Mexico City: The foreign experts came to Mexico in March 2015 with the daunting task of helping investigators solve the mysterious disappearance of 43 students.
A year later, the five experts from the Inter-American Commission on Human Rights are going home without an answer for the desperate parents of the young men missing since September 2014.
But they leave behind a blistering account of the government's investigation -- a report on Sunday that accused authorities of stonewalling them in their quest for new information and of possibly torturing suspects.
Before their mission formally ends on Saturday, two of the experts told AFP they are now concerned about how the parents, who have a tense relationship with the government and wanted the experts to stay, will be treated.
The experts also voiced hope that the government will follow their recommendations and use their conclusions to improve the country's opaque judicial system.
"We are sad to leave without being able to say where the missing are," Angela Buitrago, a former Colombian prosecutor, said on Tuesday.
"It's very important that the victims' right to know the truth be guaranteed, that they be protected and given visibility by the Mexican state," Buitrago said.
Fellow Colombian lawyer Alejandro Valencia said the government has a "duty to guarantee it will investigate this grave human rights case."
At the request of the parents, the government invited Valencia and Buitrago, along with a Chilean lawyer, a former Guatemalan attorney general and a Spanish psychologist, to help in the investigation.
President Enrique Pena Nieto faced international outrage and protests before his administration invited them to help resolve a case that became a symbol of the tens of thousands of deaths and disappearances in a decade-old drug war.
When the experts arrived, the government had already concluded that the students vanished after they were abducted by municipal police in the southern city of Iguala on the night of September 26-27, 2014.
Prosecutors said the officers delivered the 43 young men to a drug gang, which killed them and incinerated their bodies at a garbage dump. The remains of only one student have been identified.
But parents of the students never bought that story, especially after the experts said in a September report that there was no scientific proof that the teachers-in-training were burned at the dump.

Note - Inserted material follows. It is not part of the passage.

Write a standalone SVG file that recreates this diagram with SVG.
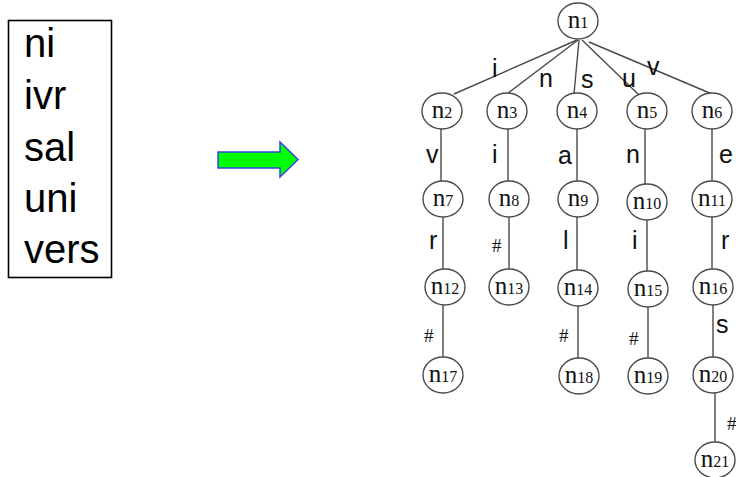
<svg xmlns="http://www.w3.org/2000/svg" width="736" height="477" viewBox="0 0 736 477">
<style>
.node ellipse{fill:#fff;stroke:#4a4a4a;stroke-width:1.4}
.nl{font-family:"Liberation Serif","Times New Roman",serif;font-size:25px;fill:#111;text-anchor:middle}
.nl tspan.d{font-size:16px}
.edge{stroke:#4a4a4a;stroke-width:1.4;fill:none}
.el{font-family:"Liberation Sans",Arial,sans-serif;font-size:25px;fill:#111}
.hash{font-family:"Liberation Serif","Times New Roman",serif;font-size:19px;fill:#111}
.word{font-family:"Liberation Sans",Arial,sans-serif;font-size:40px;fill:#000}
</style>
<rect width="736" height="477" fill="#fff"/>
<g id="wordlist">
<rect x="8.5" y="20.5" width="103" height="257" fill="#fff" stroke="#000" stroke-width="1.6"/>
<text class="word" x="24" y="57">ni</text>
<text class="word" x="24" y="109">ivr</text>
<text class="word" x="24" y="161">sal</text>
<text class="word" x="24" y="212">uni</text>
<text class="word" x="24" y="263">vers</text>
</g>
<g id="arrow">
<polygon points="218,152 280,152 280,142 298,159.5 280,177 280,168 218,168" fill="#00ff00" stroke="#3344dd" stroke-width="1.5"/>
</g>
<g id="connectors">
<line class="edge" x1="577" y1="40" x2="454" y2="94"/>
<line class="edge" x1="578" y1="40" x2="507" y2="94"/>
<line class="edge" x1="579" y1="40" x2="574" y2="94"/>
<line class="edge" x1="582" y1="40" x2="638" y2="94"/>
<line class="edge" x1="589" y1="42" x2="712" y2="94"/>
<line class="edge" x1="441" y1="129" x2="441" y2="181"/>
<line class="edge" x1="508" y1="129" x2="508" y2="181"/>
<line class="edge" x1="577" y1="129" x2="577" y2="181"/>
<line class="edge" x1="645" y1="129" x2="645" y2="184"/>
<line class="edge" x1="712" y1="129" x2="712" y2="181"/>
<line class="edge" x1="443" y1="217" x2="443" y2="269"/>
<line class="edge" x1="509" y1="217" x2="509" y2="269"/>
<line class="edge" x1="577" y1="217" x2="577" y2="270"/>
<line class="edge" x1="647" y1="220" x2="647" y2="271"/>
<line class="edge" x1="712" y1="217" x2="712" y2="269"/>
<line class="edge" x1="443" y1="305" x2="443" y2="357"/>
<line class="edge" x1="578" y1="306" x2="578" y2="358"/>
<line class="edge" x1="648" y1="307" x2="648" y2="358"/>
<line class="edge" x1="713" y1="305" x2="713" y2="357"/>
<line class="edge" x1="715" y1="393" x2="715" y2="442"/>
<text class="el" x="492" y="77">i</text>
<text class="el" x="539" y="87">n</text>
<text class="el" x="581" y="88">s</text>
<text class="el" x="622" y="87">u</text>
<text class="el" x="647" y="75">v</text>
<text class="el" x="426" y="163">v</text>
<text class="el" x="492" y="163">i</text>
<text class="el" x="558" y="164">a</text>
<text class="el" x="626" y="163">n</text>
<text class="el" x="719" y="163">e</text>
<text class="el" x="429" y="249">r</text>
<text class="hash" x="492" y="252">#</text>
<text class="el" x="563" y="249">l</text>
<text class="el" x="632" y="249">i</text>
<text class="el" x="721" y="249">r</text>
<text class="hash" x="424" y="342">#</text>
<text class="hash" x="559" y="342">#</text>
<text class="hash" x="629" y="345">#</text>
<text class="el" x="716" y="333">s</text>
<text class="hash" x="727" y="430">#</text>
</g>
<g id="n1" class="node"><ellipse cx="578" cy="21" rx="20" ry="18"/><text class="nl" x="578" y="28">n<tspan class="d">1</tspan></text></g>
<g id="n2" class="node"><ellipse cx="442" cy="111" rx="20" ry="18"/><text class="nl" x="442" y="118">n<tspan class="d">2</tspan></text></g>
<g id="n3" class="node"><ellipse cx="507" cy="111" rx="20" ry="18"/><text class="nl" x="507" y="118">n<tspan class="d">3</tspan></text></g>
<g id="n4" class="node"><ellipse cx="577" cy="111" rx="20" ry="18"/><text class="nl" x="577" y="118">n<tspan class="d">4</tspan></text></g>
<g id="n5" class="node"><ellipse cx="647" cy="111" rx="20" ry="18"/><text class="nl" x="647" y="118">n<tspan class="d">5</tspan></text></g>
<g id="n6" class="node"><ellipse cx="712" cy="111" rx="20" ry="18"/><text class="nl" x="712" y="118">n<tspan class="d">6</tspan></text></g>
<g id="n7" class="node"><ellipse cx="443" cy="199" rx="20" ry="18"/><text class="nl" x="443" y="206">n<tspan class="d">7</tspan></text></g>
<g id="n8" class="node"><ellipse cx="509" cy="199" rx="20" ry="18"/><text class="nl" x="509" y="206">n<tspan class="d">8</tspan></text></g>
<g id="n9" class="node"><ellipse cx="578" cy="199" rx="20" ry="18"/><text class="nl" x="578" y="206">n<tspan class="d">9</tspan></text></g>
<g id="n10" class="node"><ellipse cx="647" cy="202" rx="20" ry="18"/><text class="nl" x="647" y="209">n<tspan class="d">10</tspan></text></g>
<g id="n11" class="node"><ellipse cx="712" cy="199" rx="20" ry="18"/><text class="nl" x="712" y="206">n<tspan class="d">11</tspan></text></g>
<g id="n12" class="node"><ellipse cx="445" cy="287" rx="20" ry="18"/><text class="nl" x="445" y="294">n<tspan class="d">12</tspan></text></g>
<g id="n13" class="node"><ellipse cx="509" cy="287" rx="20" ry="18"/><text class="nl" x="509" y="294">n<tspan class="d">13</tspan></text></g>
<g id="n14" class="node"><ellipse cx="578" cy="288" rx="20" ry="18"/><text class="nl" x="578" y="295">n<tspan class="d">14</tspan></text></g>
<g id="n15" class="node"><ellipse cx="648" cy="289" rx="20" ry="18"/><text class="nl" x="648" y="296">n<tspan class="d">15</tspan></text></g>
<g id="n16" class="node"><ellipse cx="713" cy="287" rx="20" ry="18"/><text class="nl" x="713" y="294">n<tspan class="d">16</tspan></text></g>
<g id="n17" class="node"><ellipse cx="443" cy="375" rx="20" ry="18"/><text class="nl" x="443" y="382">n<tspan class="d">17</tspan></text></g>
<g id="n18" class="node"><ellipse cx="579" cy="376" rx="20" ry="18"/><text class="nl" x="579" y="383">n<tspan class="d">18</tspan></text></g>
<g id="n19" class="node"><ellipse cx="648" cy="376" rx="20" ry="18"/><text class="nl" x="648" y="383">n<tspan class="d">19</tspan></text></g>
<g id="n20" class="node"><ellipse cx="713" cy="375" rx="20" ry="18"/><text class="nl" x="713" y="382">n<tspan class="d">20</tspan></text></g>
<g id="n21" class="node"><ellipse cx="715" cy="460" rx="20" ry="18"/><text class="nl" x="715" y="467">n<tspan class="d">21</tspan></text></g>
</svg>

While the experts are leaving, the commission will set up a mechanism to make sure the government pursues their recommendations, including investigating the possibility that the students were attacked because they inadvertently commandeered a bus packed with heroin.
Valencia said this could mean periodic visits to Mexico, which could help ensure that the parents of the students, who had little communication with the government before their mission, are protected.
"Their security really worries us because we have seen in recent weeks actions that not only re-victimize them but also criminalize them," Valencia said.
Valencia said local media recently published an alleged recording of a conversation between a student's father and a lawyer in which they apparently discuss money sent to the parents by a gang.
While Mexico has a law on protection of victims, Valencia said it needs to "improve a lot" and "dignify" the victims.
The parents are from the impoverished state of Guerrero and their sons, most of them first-year students, were in school to become teachers in rural areas.
The families said the experts' latest report exposed the government's "big lies." Mario Cesar Gonzalez, whose son Julio Cesar is among the missing, said the families "don't trust any authority."
Pena Nieto has been criticized for only meeting twice with the parents, though other officials have held several meetings with them to give them updates about the investigation.
After meeting with the experts on Tuesday, deputy interior minister Roberto Campa said their recommendations on attention to victims "must be... included in public policies."
Pena Nieto vowed Sunday that his government would study the experts' report and keep working to "get justice."
Officials denied stonewalling the experts, saying they gave "full access" to the probe and that their mission was not extended because they were given enough time.
But the experts said the authorities began to be less cooperative in January, blocking interviews with jailed suspects or soldiers who were present the night of the mass disappearance.
"We are not absolutely sure what happened. Maybe the lines of investigation were getting close to some important clues," Valencia said.